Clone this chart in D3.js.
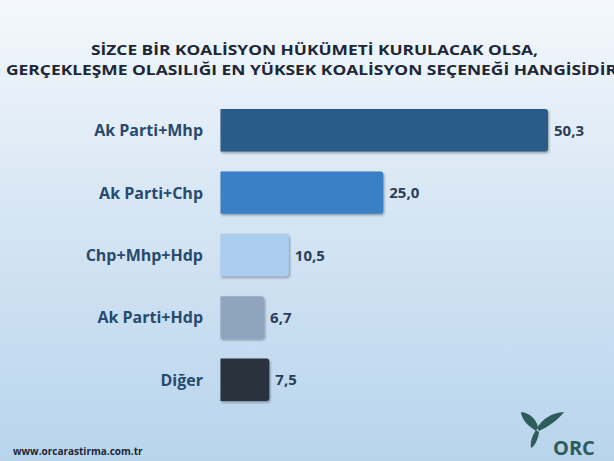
<!DOCTYPE html>
<html><head><meta charset="utf-8">
<script src="https://cdn.jsdelivr.net/npm/d3@7"></script>
<style>html,body{margin:0;padding:0;overflow:hidden;}svg{display:block;}</style>
</head><body>
<script>
const categories = ["Ak Parti+Mhp","Ak Parti+Chp","Chp+Mhp+Hdp","Ak Parti+Hdp","Diğer"];
const values = [50.3, 25.0, 10.5, 6.7, 7.5];
const valueLabels = ["50,3","25,0","10,5","6,7","7,5"];
const barColors = ["#2a5b89","#3a80c6","#aacdf0","#8fa4be","#2c333e"];
const titleLines = ["SİZCE BİR KOALİSYON HÜKÜMETİ KURULACAK OLSA,","GERÇEKLEŞME OLASILIĞI EN YÜKSEK KOALİSYON SEÇENEĞİ HANGİSİDİR"];
const footer = "www.orcarastirma.com.tr";

const W=614,H=461;
const svg=d3.select("body").append("svg").attr("width",W).attr("height",H);
const defs=svg.append("defs");
const g=defs.append("linearGradient").attr("id","bg").attr("x1",0).attr("y1",0).attr("x2",0).attr("y2",1);
g.append("stop").attr("offset","0%").attr("stop-color","#f4f8fc");
g.append("stop").attr("offset","45%").attr("stop-color","#d7e6f4");
g.append("stop").attr("offset","100%").attr("stop-color","#b8d4ed");
const f=defs.append("filter").attr("id","sh").attr("x","-5%").attr("y","-10%").attr("width","115%").attr("height","130%");
f.append("feDropShadow").attr("dx",1).attr("dy",1.5).attr("stdDeviation",1).attr("flood-color","#203040").attr("flood-opacity",0.45);
svg.append("rect").attr("width",W).attr("height",H).attr("fill","url(#bg)");

const font="'Open Sans', 'DejaVu Sans', sans-serif";
// Title
svg.append("text").attr("x",91).attr("y",54.5).attr("text-anchor","start")
  .attr("textLength",447).attr("lengthAdjust","spacingAndGlyphs")
  .attr("font-family",font).attr("font-weight",700).attr("font-size",15).attr("fill","#1d2735").text(titleLines[0]);
svg.append("text").attr("x",6).attr("y",75).attr("text-anchor","start")
  .attr("textLength",611).attr("lengthAdjust","spacingAndGlyphs")
  .attr("font-family",font).attr("font-weight",700).attr("font-size",15).attr("fill","#1d2735").text(titleLines[1]);

const x=d3.scaleLinear().domain([0,50.3]).range([220.5,548]);
const y=d3.scaleBand().domain(categories).range([99,411]).paddingInner(0.32).paddingOuter(0.16);

const bars=svg.append("g");
bars.selectAll("path").data(categories).join("path")
  .attr("d",(c,i)=>{
    const x0=x(0),x1=x(values[i]),y0=y(c),h=y.bandwidth(),r=3;
    return `M${x0},${y0}H${x1-r}Q${x1},${y0} ${x1},${y0+r}V${y0+h-r}Q${x1},${y0+h} ${x1-r},${y0+h}H${x0}Z`;
  })
  .attr("fill",(c,i)=>barColors[i]).attr("filter","url(#sh)");

svg.append("g").selectAll("text").data(categories).join("text")
  .attr("x",203).attr("y",c=>y(c)+y.bandwidth()/2+6).attr("text-anchor","end")
  .attr("font-family",font).attr("font-weight",700).attr("font-size",16).attr("fill","#274a6d").text(c=>c);

svg.append("g").selectAll("text").data(categories).join("text")
  .attr("x",(c,i)=>x(values[i])+6).attr("y",c=>y(c)+y.bandwidth()/2+5.5)
  .attr("font-family",font).attr("font-weight",700).attr("font-size",15).attr("fill","#2a3e57").text((c,i)=>valueLabels[i]);

// footer
svg.append("text").attr("x",13).attr("y",455).attr("font-family",font).attr("font-weight",700)
  .attr("font-size",10).attr("fill","#1d2735").text(footer);

// logo
const lg=svg.append("g").attr("fill","#2e5b5c");
lg.append("path").attr("d","M536,431 C528,426 522,420 521,412 C530,413 536,419 538,427 Z");
lg.append("path").attr("d","M537,428 C543,418 552,413 564,412 C558,420 548,427 539,431 Z");
lg.append("path").attr("d","M536,430 C532,436 530,442 531,448 C534,447 538,440 539,432 Z");
lg.append("text").attr("x",553).attr("y",455).attr("font-family",font).attr("font-weight",700)
  .attr("font-size",20).attr("fill","#2e5b5c").text("ORC");
</script>
</body></html>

++++++

**Exercise directions**:
What is needed is an exact reproduction of the data, pictures excluded.

**Correct answer**:
Clone this chart in D3.js.
<!DOCTYPE html>
<html><head><meta charset="utf-8">
<script src="https://cdn.jsdelivr.net/npm/d3@7"></script>
<style>html,body{margin:0;padding:0;overflow:hidden;}svg{display:block;}</style>
</head><body>
<script>
const categories = ["Ak Parti+Mhp","Ak Parti+Chp","Chp+Mhp+Hdp","Ak Parti+Hdp","Diğer"];
const values = [50.3, 25.0, 10.5, 6.7, 7.5];
const valueLabels = ["50,3","25,0","10,5","6,7","7,5"];
const barColors = ["#2a5b89","#3a80c6","#aacdf0","#8fa4be","#2c333e"];
const titleLines = ["SİZCE BİR KOALİSYON HÜKÜMETİ KURULACAK OLSA,","GERÇEKLEŞME OLASILIĞI EN YÜKSEK KOALİSYON SEÇENEĞİ HANGİSİDİR"];
const footer = "www.orcarastirma.com.tr";

const W=614,H=461;
const svg=d3.select("body").append("svg").attr("width",W).attr("height",H);
const defs=svg.append("defs");
const g=defs.append("linearGradient").attr("id","bg").attr("x1",0).attr("y1",0).attr("x2",0).attr("y2",1);
g.append("stop").attr("offset","0%").attr("stop-color","#f4f8fc");
g.append("stop").attr("offset","45%").attr("stop-color","#d7e6f4");
g.append("stop").attr("offset","100%").attr("stop-color","#b8d4ed");
const f=defs.append("filter").attr("id","sh").attr("x","-5%").attr("y","-10%").attr("width","115%").attr("height","130%");
f.append("feDropShadow").attr("dx",1).attr("dy",1.5).attr("stdDeviation",1).attr("flood-color","#203040").attr("flood-opacity",0.45);
svg.append("rect").attr("width",W).attr("height",H).attr("fill","url(#bg)");

const font="'Open Sans', 'DejaVu Sans', sans-serif";
// Title
svg.append("text").attr("x",91).attr("y",54.5).attr("text-anchor","start")
  .attr("textLength",447).attr("lengthAdjust","spacingAndGlyphs")
  .attr("font-family",font).attr("font-weight",700).attr("font-size",15).attr("fill","#1d2735").text(titleLines[0]);
svg.append("text").attr("x",6).attr("y",75).attr("text-anchor","start")
  .attr("textLength",611).attr("lengthAdjust","spacingAndGlyphs")
  .attr("font-family",font).attr("font-weight",700).attr("font-size",15).attr("fill","#1d2735").text(titleLines[1]);

const x=d3.scaleLinear().domain([0,50.3]).range([220.5,548]);
const y=d3.scaleBand().domain(categories).range([99,411]).paddingInner(0.32).paddingOuter(0.16);

const bars=svg.append("g");
bars.selectAll("path").data(categories).join("path")
  .attr("d",(c,i)=>{
    const x0=x(0),x1=x(values[i]),y0=y(c),h=y.bandwidth(),r=3;
    return `M${x0},${y0}H${x1-r}Q${x1},${y0} ${x1},${y0+r}V${y0+h-r}Q${x1},${y0+h} ${x1-r},${y0+h}H${x0}Z`;
  })
  .attr("fill",(c,i)=>barColors[i]).attr("filter","url(#sh)");

svg.append("g").selectAll("text").data(categories).join("text")
  .attr("x",203).attr("y",c=>y(c)+y.bandwidth()/2+6).attr("text-anchor","end")
  .attr("font-family",font).attr("font-weight",700).attr("font-size",16).attr("fill","#274a6d").text(c=>c);

svg.append("g").selectAll("text").data(categories).join("text")
  .attr("x",(c,i)=>x(values[i])+6).attr("y",c=>y(c)+y.bandwidth()/2+5.5)
  .attr("font-family",font).attr("font-weight",700).attr("font-size",15).attr("fill","#2a3e57").text((c,i)=>valueLabels[i]);

// footer
svg.append("text").attr("x",13).attr("y",455).attr("font-family",font).attr("font-weight",700)
  .attr("font-size",10).attr("fill","#1d2735").text(footer);

// logo
const lg=svg.append("g").attr("fill","#2e5b5c");
lg.append("path").attr("d","M536,431 C528,426 522,420 521,412 C530,413 536,419 538,427 Z");
lg.append("path").attr("d","M537,428 C543,418 552,413 564,412 C558,420 548,427 539,431 Z");
lg.append("path").attr("d","M536,430 C532,436 530,442 531,448 C534,447 538,440 539,432 Z");
lg.append("text").attr("x",553).attr("y",455).attr("font-family",font).attr("font-weight",700)
  .attr("font-size",20).attr("fill","#2e5b5c").text("ORC");
</script>
</body></html>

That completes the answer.